- Exercise: Search the data for the word "matplotlib". Reproduce every line where it is found.

+++

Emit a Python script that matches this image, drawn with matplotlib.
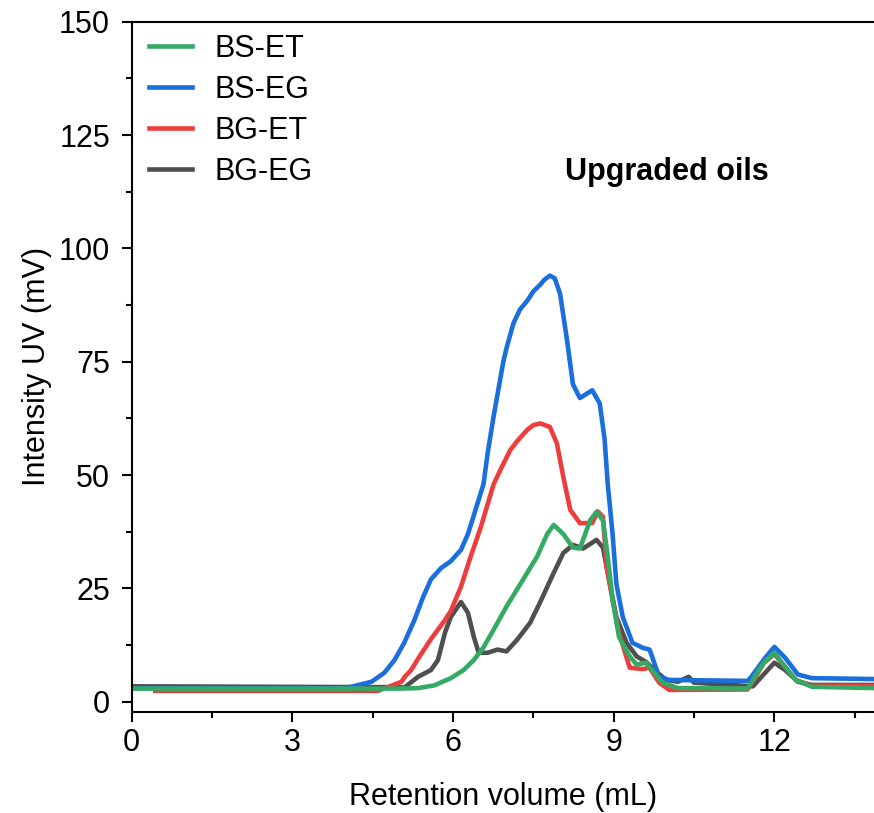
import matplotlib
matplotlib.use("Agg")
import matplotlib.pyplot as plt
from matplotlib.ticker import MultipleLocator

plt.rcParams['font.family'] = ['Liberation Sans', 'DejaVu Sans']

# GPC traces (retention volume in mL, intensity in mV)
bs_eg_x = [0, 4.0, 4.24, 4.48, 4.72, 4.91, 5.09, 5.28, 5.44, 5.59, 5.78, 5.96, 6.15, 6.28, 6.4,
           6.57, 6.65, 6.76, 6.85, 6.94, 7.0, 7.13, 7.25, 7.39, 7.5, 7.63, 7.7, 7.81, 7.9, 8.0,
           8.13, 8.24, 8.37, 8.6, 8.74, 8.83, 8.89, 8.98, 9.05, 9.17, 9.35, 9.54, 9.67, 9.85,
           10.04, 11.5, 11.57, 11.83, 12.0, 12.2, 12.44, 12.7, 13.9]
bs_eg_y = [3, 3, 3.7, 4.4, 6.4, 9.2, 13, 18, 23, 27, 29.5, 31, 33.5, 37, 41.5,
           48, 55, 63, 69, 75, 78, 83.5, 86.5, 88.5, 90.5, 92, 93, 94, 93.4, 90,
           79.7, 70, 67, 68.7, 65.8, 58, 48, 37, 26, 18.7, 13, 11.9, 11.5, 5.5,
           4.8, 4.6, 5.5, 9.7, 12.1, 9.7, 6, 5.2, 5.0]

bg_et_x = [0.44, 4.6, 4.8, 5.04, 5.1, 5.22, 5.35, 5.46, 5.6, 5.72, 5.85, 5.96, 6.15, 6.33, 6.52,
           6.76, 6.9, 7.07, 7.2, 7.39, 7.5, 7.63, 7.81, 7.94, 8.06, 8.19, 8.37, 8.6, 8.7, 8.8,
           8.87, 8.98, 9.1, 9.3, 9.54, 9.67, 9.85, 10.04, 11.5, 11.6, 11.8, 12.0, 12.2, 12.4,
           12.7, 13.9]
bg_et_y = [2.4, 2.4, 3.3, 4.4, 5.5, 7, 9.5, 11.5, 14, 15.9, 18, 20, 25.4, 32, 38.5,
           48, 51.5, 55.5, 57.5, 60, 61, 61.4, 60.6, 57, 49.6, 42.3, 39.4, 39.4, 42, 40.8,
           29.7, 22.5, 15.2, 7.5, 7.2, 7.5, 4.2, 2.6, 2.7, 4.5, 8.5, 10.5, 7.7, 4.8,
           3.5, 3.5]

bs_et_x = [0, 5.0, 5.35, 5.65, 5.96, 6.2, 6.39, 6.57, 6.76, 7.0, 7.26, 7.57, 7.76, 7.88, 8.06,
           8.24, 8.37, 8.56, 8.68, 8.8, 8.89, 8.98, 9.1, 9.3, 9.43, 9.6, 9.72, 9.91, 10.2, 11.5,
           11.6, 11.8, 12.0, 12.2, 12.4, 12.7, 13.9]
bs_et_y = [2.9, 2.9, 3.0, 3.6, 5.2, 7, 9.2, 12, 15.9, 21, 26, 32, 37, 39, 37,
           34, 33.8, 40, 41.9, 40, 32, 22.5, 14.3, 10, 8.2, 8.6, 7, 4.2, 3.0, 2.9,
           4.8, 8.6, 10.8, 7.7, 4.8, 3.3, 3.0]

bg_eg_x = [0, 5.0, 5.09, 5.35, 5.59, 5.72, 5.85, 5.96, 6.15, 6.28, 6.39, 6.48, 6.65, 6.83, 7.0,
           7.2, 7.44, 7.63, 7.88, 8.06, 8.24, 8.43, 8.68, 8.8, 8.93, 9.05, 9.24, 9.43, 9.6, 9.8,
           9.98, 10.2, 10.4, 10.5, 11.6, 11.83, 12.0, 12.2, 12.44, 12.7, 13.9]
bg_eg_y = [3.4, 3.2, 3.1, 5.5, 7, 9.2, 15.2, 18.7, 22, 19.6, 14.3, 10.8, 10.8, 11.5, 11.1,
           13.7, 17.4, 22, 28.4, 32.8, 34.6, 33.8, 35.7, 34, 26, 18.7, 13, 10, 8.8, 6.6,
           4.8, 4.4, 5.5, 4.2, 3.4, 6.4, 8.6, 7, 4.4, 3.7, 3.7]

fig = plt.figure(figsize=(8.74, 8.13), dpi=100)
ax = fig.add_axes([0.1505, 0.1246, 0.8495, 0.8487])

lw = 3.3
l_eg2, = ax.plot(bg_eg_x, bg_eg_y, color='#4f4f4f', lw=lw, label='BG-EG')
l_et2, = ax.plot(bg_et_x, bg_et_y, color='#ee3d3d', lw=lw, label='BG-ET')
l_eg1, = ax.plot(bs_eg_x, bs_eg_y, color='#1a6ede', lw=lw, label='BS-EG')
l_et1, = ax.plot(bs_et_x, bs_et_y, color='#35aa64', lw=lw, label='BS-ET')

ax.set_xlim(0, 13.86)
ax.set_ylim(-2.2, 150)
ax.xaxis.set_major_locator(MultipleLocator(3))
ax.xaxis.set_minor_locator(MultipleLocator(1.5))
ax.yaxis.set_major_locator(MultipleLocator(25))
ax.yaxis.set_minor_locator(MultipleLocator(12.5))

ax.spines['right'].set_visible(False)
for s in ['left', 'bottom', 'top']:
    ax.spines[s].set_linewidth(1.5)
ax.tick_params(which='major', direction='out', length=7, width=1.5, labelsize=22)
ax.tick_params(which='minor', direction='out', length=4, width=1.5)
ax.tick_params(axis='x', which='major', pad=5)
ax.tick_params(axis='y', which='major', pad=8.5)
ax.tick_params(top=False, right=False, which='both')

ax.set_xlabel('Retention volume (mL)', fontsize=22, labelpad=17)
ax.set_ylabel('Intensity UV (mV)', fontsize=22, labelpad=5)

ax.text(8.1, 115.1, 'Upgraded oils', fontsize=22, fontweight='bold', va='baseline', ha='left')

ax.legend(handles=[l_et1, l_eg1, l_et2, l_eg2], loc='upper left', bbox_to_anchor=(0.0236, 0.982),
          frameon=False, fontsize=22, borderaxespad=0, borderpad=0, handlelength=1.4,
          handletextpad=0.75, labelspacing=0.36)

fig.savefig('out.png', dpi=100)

+++

- Final result:
Emit a Python script that matches this image, drawn with matplotlib.
import matplotlib
matplotlib.use("Agg")
import matplotlib.pyplot as plt
from matplotlib.ticker import MultipleLocator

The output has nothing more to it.